Asia-US container rates mostly stable as market rebalances amid falling demand

Adam Yanelli


HOUSTON (ICIS)–Shipping container rates from east Asia and China to the US were largely stable this week, an indication that the sharp fall that began earlier in the summer may be levelling off as shippers have removed capacity from the trade lane to offset falling demand.

Weekly rates updated on Friday at online freight shipping marketplace and platform provider Freightos showed a slight decreases to the US West Coast and a larger decrease to the East Coast.

Judah Levine, head of research at Freightos, said that despite waning demand, volumes remain relatively strong compared with the previous month.

“The relatively strong volumes, together with congestion and reductions in capacity, are likewise still keeping ocean rates elevated compared to 2019, with ex-Asia rates to the West Coast 81% higher than in 2019, and rates to the East Coast more than double their 2019 levels.

While retailers are expecting a busy holiday shopping season, imports at the nation’s major container ports are likely to continue slowing as cargo volumes that typically peak in the fall reached their apex in the spring this year, according to the National Retail Federation (NRF).

Jonathan Gold, NRF vice president for supply chain and customs policy, said many retailers ordered early this year amid efforts to avoid congested ports, and as concerns over port and rail labor negotiations and other supply chain issues persisted.

“With a rail strike possible this month, there are still challenges in the supply chain, but the majority of holiday merchandise is already on hand and retailers are well prepared to meet demand,” Gold said.

International trade consulting firm Hackett Associates said it expects the flattening of demand that began mid-year to continue into the first half of 2023.

“This will depress the volume of imports, which has already declined in recent months,” Hackett Associates Founder Ben Hackett said. “Carriers have begun to pull services and are looking at laying up ships.”

US ports covered by the NRF/Hackett Associates Global Port Tracker handled a record 2.4m TEUs (20-foot equivalent units) in May, but volume has seen a mostly steady decline since then.

Ports processed 2.03m TEUs in September, the latest month for which final numbers are available, down 10.2% from August and down 4.9% from September 2021.

Meanwhile, the number of ships in the queue to anchor at the West Coast ports of Los Angeles and Long Beach has ticked higher this week after hitting a new low of one on 26 October, according to the Marine Exchange of Southern California (MESC).

MESC said there were 10 vessels backed up, with two being within 25 miles of the ports and the rest slow speed streaming outside of the Safety and Air Quality Area (SAQA).

The record high was on 9 January when there were 109 container ships waiting to offload.

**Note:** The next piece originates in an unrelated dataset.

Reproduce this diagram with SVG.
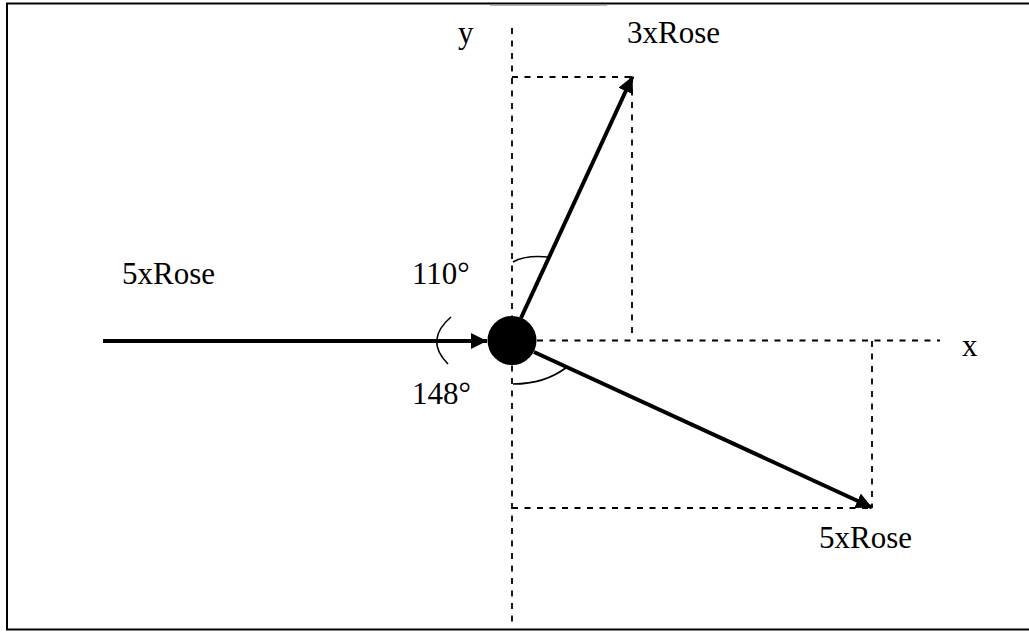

According to an operation update from Hapag-Lloyd on 7 November, the backup at the Port of Savannah was at 32 vessels, unchanged from the shipper’s update on 1 November.

Wait times are 7-8 days for Class 1 vessels and 16 days for Class 2 ships, down from 18-20 days on 1 November.

Port Houston had 10 container ships at anchor, unchanged from the previous week.

Port Houston officials said they will implement a container dwell fee beginning 1 December in an effort to maintain efficient operations.

The ports of LA/LB announced container dwell fees in October 2021 but have delayed implementation as the two ports have seen a combined decline of 69% in ageing cargo on the docks.

Both ports have delayed implementation until 18 November as they continue to monitor the situation.

Container ships are relevant to the chemical industry because while most chemicals are liquids and are shipped in tankers, container ships transport polymers such as polyethylene (PE) and polypropylene (PP), which are shipped in pellets.